My own inclination would've been to write Chekov's accent phonetically, "wery vell" and all that, but Marco Palmieri's preference was apparently not to render Chekov's accent in print, and so I learned not to do it. The main exception, which is unlikely ever to see print, was in
Seek a Newer World; since the 2009 film made a point of playing up Chekov's accent, I did include it there to fit the tone. I also tried to reflect the other Russianisms present in Yelchin-Chekov's speech, like occasionally omitting the definite article.
As for Scotty, I do include some bits of his accent like "dinna" or "I'm thinkin' o' doin' that" or that sort of thing, but I try not to do it to excess.
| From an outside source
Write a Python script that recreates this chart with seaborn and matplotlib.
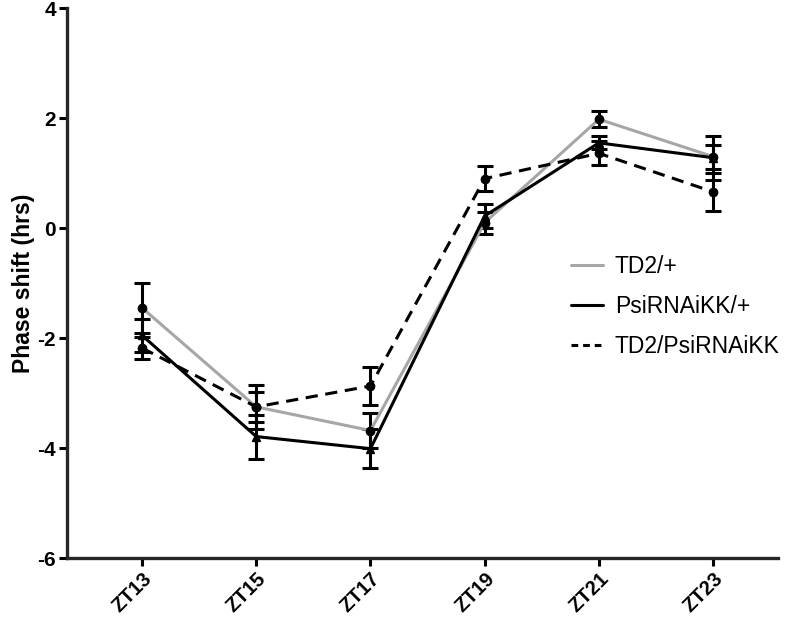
import numpy as np
import pandas as pd
import matplotlib
matplotlib.use('Agg')
import matplotlib.pyplot as plt
import seaborn as sns

# values
zt_labels = ['ZT13', 'ZT15', 'ZT17', 'ZT19', 'ZT21', 'ZT23']

td2_mean = [-1.45, -3.25, -3.68, 0.10, 1.98, 1.30]
td2_err = [0.45, 0.27, 0.32, 0.20, 0.15, 0.22]

psi_mean = [-1.95, -3.79, -4.01, 0.22, 1.55, 1.28]
psi_err = [0.30, 0.40, 0.36, 0.22, 0.12, 0.40]

cross_mean = [-2.18, -3.25, -2.87, 0.90, 1.36, 0.66]
cross_err = [0.20, 0.40, 0.35, 0.23, 0.22, 0.34]

sns.set_style('ticks')
plt.rcParams['font.family'] = ['Liberation Sans', 'DejaVu Sans']
plt.rcParams['axes.unicode_minus'] = False
plt.rcParams['text.color'] = 'black'
plt.rcParams['axes.labelcolor'] = 'black'
plt.rcParams['xtick.color'] = 'black'
plt.rcParams['ytick.color'] = 'black'

fig = plt.figure(figsize=(7.9, 6.25), dpi=100)
ax = fig.add_axes([0.085, 0.107, 0.9, 0.88])

x = np.arange(len(zt_labels))
series = [
    ('TD2/+', td2_mean, td2_err, '#a6a6a6', '-', 'o'),
    ('PsiRNAiKK/+', psi_mean, psi_err, 'black', '-', '^'),
    ('TD2/PsiRNAiKK', cross_mean, cross_err, 'black', '--', 'o'),
]

for name, mean, err, col, ls, mk in series:
    df = pd.DataFrame({'x': x, 'y': mean})
    # error bars first so the lines sit on top
    ax.errorbar(x, mean, yerr=err, fmt='none', ecolor='black',
                elinewidth=2.2, capsize=6, capthick=2.2, zorder=2)
    sns.lineplot(data=df, x='x', y='y', ax=ax, color=col, linewidth=2.2,
                 linestyle=ls, label=name, zorder=3)
    ax.plot(x, mean, linestyle='none', marker=mk, color='black',
            markersize=6, zorder=4)

for l in ax.get_lines():
    if l.get_linestyle() == '--':
        l.set_dashes([4, 2.5])

ax.set_xlim(-0.656, 5.57)
ax.set_ylim(-6, 4)
ax.set_yticks([-6, -4, -2, 0, 2, 4])
ax.set_xticks(x)
ax.set_xticklabels(zt_labels, rotation=45, ha='right', rotation_mode='anchor',
                   fontsize=14.5, fontweight='bold')
for t in ax.get_yticklabels():
    t.set_fontsize(15)
    t.set_fontweight('bold')
ax.set_xlabel('')
ax.set_ylabel('Phase shift (hrs)', fontsize=16.5, fontweight='bold', labelpad=2)

for s in ['top', 'right']:
    ax.spines[s].set_visible(False)
for s in ['left', 'bottom']:
    ax.spines[s].set_linewidth(2.4)
ax.tick_params(axis='both', width=2.2, length=6, color='black', pad=2)

leg = ax.legend(loc='center left', bbox_to_anchor=(0.68, 0.458), frameon=False,
                fontsize=16.5, handlelength=1.4, labelspacing=0.75, handletextpad=0.5)
for h in leg.get_lines():
    if h.get_linestyle() == '--':
        h.set_dashes([2.2, 1.6])

fig.savefig('out.png', dpi=100)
If this is true, should writers also capture Kirk's character on the page... by... INSERTING dramatic... pauses... whenever he speaks?
I've seen that done to an extent, and I've done it myself at times -- trying to match a realistic Shatner speech pattern rather than a caricature, though. In
Ex Machina, there was even a bit where I included that Shatnerism of pursing his lips and drawing out the "W" sound at the beginning of a sentence. I rendered it as, "W . . . we're working on sorting that out."
(I've never gotten why people mock Shatner's hesitations in speech. What he's doing is pretending his character is making up the words as he goes, thinking before he speaks, rather than just reciting memorized lines. I think it makes his speech more realistic. If you listen to real people speaking off the cuff, they tend to pause and stutter even more.)